I think you're asking the wrong question.  The right question is not  
"is package format foo better than package format bar?" but rather  
"what exactly are we trying to do?"   I think the MacPorts project has  
essentially paralyzed itself with respect to package formats, and the  
subsequent task of package production, by taking the position of  
"we'll just support all package formats!  badly!", thus essentially  
rendering all choices equally mediocre and unappetizing to anyone  
wishing to experiment with this side of MacPorts.  That's a shame,  
because I think it's a good example of some bit of code filling a much- 
needed vacuum, tricking future generations into walking down the wrong  
path and into a bad part of town. :-)   "What's ``the right path''  
then?", I hear you ask.  Glad you asked!   The right idea is to go  
back to that more fundamental "what exactly are we trying to do?"  
question and try to answer it first, deciding what constitutes a  
package in MacPorts-land and how much of a role, if any, the MacPorts  
project wants to take in producing packages for popular consumption.   
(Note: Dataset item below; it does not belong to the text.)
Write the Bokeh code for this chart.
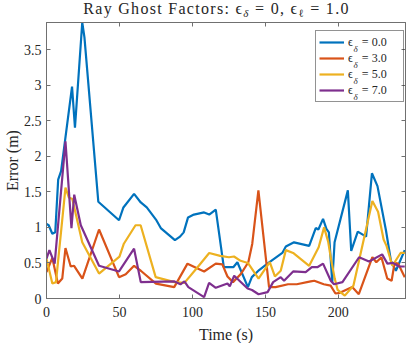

Once you have those answers, assuming that you've decided to go  
anywhere with packaging at all, you can attack the problem by writing  
something strictly to spec, swearing under pain of death that it will  
absolutely never be any more complicated or feature-full than it needs  
to be at any given time.   That will keep you out of the La Brea  
Tarpit of package management tools, where the temptation to be too  
clever/forward-looking can quickly lead to an explosion of options and  
special-case behavior that rapidly complicates what should actually be  
relatively simple.

> I'm thinking of all the software I have downloaded in the past like  
> php, mysql, gimp, foo2zjs, foomatic-rip, gutenprint etc... that are  
> already distributed via dmg's.

I'll also bet that the majority of those dmgs also bundle each and  
every dependency they need, thus ensuring that if php, mysql or gimp  
from your list above need, say, libjpeg, they all have their own copy  
so that you can drag the resulting bundle around.  That's always one  
way of doing it, of course, and even one with certain advantages (or  
drag installs would not be as popular as they are), but it's even less  
of a managed-package scenario than what most users currently have in / 
opt/local.  Some might even choose to continue to build everything  
themselves (thus raising the overall carbon footprint of Mac users  
everywhere ;-) rather than go "the dmg route" because they like the  
notion of non-duplicated bits and targeted / small security updates.   
It would be nice[er] IMO if a solution could be devised which makes  
"port install foo" and "pkg install file:///foo.xar" lead to exactly  
the same place.  Well, to be even more precise, it would be nicer  
still if "port install foo" simply became a wrapper around "port  
package foo -o /var/tmp/<somewhere>/foo.pkg && pkg install file:///var/tmp 
/<somewhere>/foo.pkg && rm -f /var/tmp/<somewhere>/foo.pkg" so that  
the base MacPorts infrastructure could just get out of the business of  
directly installing bits on the system.